Transcribe every line exactly and omit anything that is a picture.

>> Start

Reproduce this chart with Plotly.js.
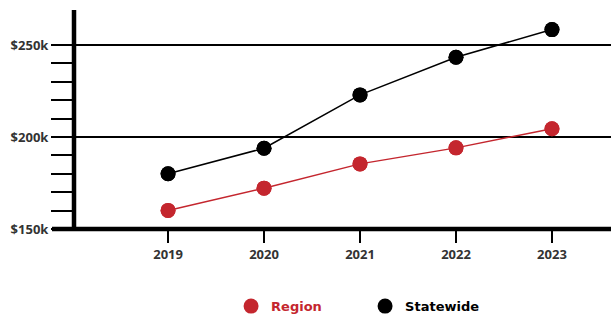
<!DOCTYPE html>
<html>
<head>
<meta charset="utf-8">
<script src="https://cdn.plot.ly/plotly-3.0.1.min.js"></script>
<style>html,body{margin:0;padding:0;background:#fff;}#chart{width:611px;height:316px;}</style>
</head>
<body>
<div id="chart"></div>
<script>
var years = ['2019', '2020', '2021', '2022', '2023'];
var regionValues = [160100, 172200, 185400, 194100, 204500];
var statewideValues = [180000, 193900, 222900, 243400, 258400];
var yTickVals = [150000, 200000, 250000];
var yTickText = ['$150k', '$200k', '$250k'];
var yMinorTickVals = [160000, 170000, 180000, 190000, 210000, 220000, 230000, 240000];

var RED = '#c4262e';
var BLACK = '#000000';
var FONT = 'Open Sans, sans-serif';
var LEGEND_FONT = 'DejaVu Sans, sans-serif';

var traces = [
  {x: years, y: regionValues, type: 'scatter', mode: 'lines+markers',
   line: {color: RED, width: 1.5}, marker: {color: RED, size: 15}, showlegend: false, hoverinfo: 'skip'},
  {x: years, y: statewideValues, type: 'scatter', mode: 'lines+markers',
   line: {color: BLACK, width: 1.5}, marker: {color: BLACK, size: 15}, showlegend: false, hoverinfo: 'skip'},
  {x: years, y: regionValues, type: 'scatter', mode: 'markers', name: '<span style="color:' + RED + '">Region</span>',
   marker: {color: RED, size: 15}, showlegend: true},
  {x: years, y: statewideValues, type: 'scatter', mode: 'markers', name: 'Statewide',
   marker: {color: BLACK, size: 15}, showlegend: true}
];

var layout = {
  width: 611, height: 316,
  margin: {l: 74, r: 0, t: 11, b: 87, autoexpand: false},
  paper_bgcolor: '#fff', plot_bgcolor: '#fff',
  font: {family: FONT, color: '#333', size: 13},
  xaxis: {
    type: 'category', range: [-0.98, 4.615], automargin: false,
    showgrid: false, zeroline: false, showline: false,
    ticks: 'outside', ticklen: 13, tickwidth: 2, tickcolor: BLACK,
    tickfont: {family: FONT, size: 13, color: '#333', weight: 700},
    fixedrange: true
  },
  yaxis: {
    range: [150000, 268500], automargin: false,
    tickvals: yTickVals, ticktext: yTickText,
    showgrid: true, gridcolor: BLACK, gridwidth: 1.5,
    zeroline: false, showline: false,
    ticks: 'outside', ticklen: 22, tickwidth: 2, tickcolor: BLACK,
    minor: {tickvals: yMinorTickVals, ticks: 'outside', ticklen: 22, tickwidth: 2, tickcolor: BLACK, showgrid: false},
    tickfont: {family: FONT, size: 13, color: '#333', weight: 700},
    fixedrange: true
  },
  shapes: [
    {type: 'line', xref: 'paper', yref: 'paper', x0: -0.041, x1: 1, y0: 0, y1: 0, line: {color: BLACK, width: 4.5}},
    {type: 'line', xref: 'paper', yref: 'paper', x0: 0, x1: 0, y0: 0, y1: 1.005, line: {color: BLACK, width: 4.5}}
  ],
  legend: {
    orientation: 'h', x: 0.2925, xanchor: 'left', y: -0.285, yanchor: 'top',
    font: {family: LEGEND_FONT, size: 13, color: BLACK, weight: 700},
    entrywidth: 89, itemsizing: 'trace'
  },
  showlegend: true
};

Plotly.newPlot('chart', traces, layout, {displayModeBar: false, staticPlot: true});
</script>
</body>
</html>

>> End

▶ **ANSWER TO THE TASK**:
Reproduce this chart with Plotly.js.
<!DOCTYPE html>
<html>
<head>
<meta charset="utf-8">
<script src="https://cdn.plot.ly/plotly-3.0.1.min.js"></script>
<style>html,body{margin:0;padding:0;background:#fff;}#chart{width:611px;height:316px;}</style>
</head>
<body>
<div id="chart"></div>
<script>
var years = ['2019', '2020', '2021', '2022', '2023'];
var regionValues = [160100, 172200, 185400, 194100, 204500];
var statewideValues = [180000, 193900, 222900, 243400, 258400];
var yTickVals = [150000, 200000, 250000];
var yTickText = ['$150k', '$200k', '$250k'];
var yMinorTickVals = [160000, 170000, 180000, 190000, 210000, 220000, 230000, 240000];

var RED = '#c4262e';
var BLACK = '#000000';
var FONT = 'Open Sans, sans-serif';
var LEGEND_FONT = 'DejaVu Sans, sans-serif';

var traces = [
  {x: years, y: regionValues, type: 'scatter', mode: 'lines+markers',
   line: {color: RED, width: 1.5}, marker: {color: RED, size: 15}, showlegend: false, hoverinfo: 'skip'},
  {x: years, y: statewideValues, type: 'scatter', mode: 'lines+markers',
   line: {color: BLACK, width: 1.5}, marker: {color: BLACK, size: 15}, showlegend: false, hoverinfo: 'skip'},
  {x: years, y: regionValues, type: 'scatter', mode: 'markers', name: '<span style="color:' + RED + '">Region</span>',
   marker: {color: RED, size: 15}, showlegend: true},
  {x: years, y: statewideValues, type: 'scatter', mode: 'markers', name: 'Statewide',
   marker: {color: BLACK, size: 15}, showlegend: true}
];

var layout = {
  width: 611, height: 316,
  margin: {l: 74, r: 0, t: 11, b: 87, autoexpand: false},
  paper_bgcolor: '#fff', plot_bgcolor: '#fff',
  font: {family: FONT, color: '#333', size: 13},
  xaxis: {
    type: 'category', range: [-0.98, 4.615], automargin: false,
    showgrid: false, zeroline: false, showline: false,
    ticks: 'outside', ticklen: 13, tickwidth: 2, tickcolor: BLACK,
    tickfont: {family: FONT, size: 13, color: '#333', weight: 700},
    fixedrange: true
  },
  yaxis: {
    range: [150000, 268500], automargin: false,
    tickvals: yTickVals, ticktext: yTickText,
    showgrid: true, gridcolor: BLACK, gridwidth: 1.5,
    zeroline: false, showline: false,
    ticks: 'outside', ticklen: 22, tickwidth: 2, tickcolor: BLACK,
    minor: {tickvals: yMinorTickVals, ticks: 'outside', ticklen: 22, tickwidth: 2, tickcolor: BLACK, showgrid: false},
    tickfont: {family: FONT, size: 13, color: '#333', weight: 700},
    fixedrange: true
  },
  shapes: [
    {type: 'line', xref: 'paper', yref: 'paper', x0: -0.041, x1: 1, y0: 0, y1: 0, line: {color: BLACK, width: 4.5}},
    {type: 'line', xref: 'paper', yref: 'paper', x0: 0, x1: 0, y0: 0, y1: 1.005, line: {color: BLACK, width: 4.5}}
  ],
  legend: {
    orientation: 'h', x: 0.2925, xanchor: 'left', y: -0.285, yanchor: 'top',
    font: {family: LEGEND_FONT, size: 13, color: BLACK, weight: 700},
    entrywidth: 89, itemsizing: 'trace'
  },
  showlegend: true
};

Plotly.newPlot('chart', traces, layout, {displayModeBar: false, staticPlot: true});
</script>
</body>
</html>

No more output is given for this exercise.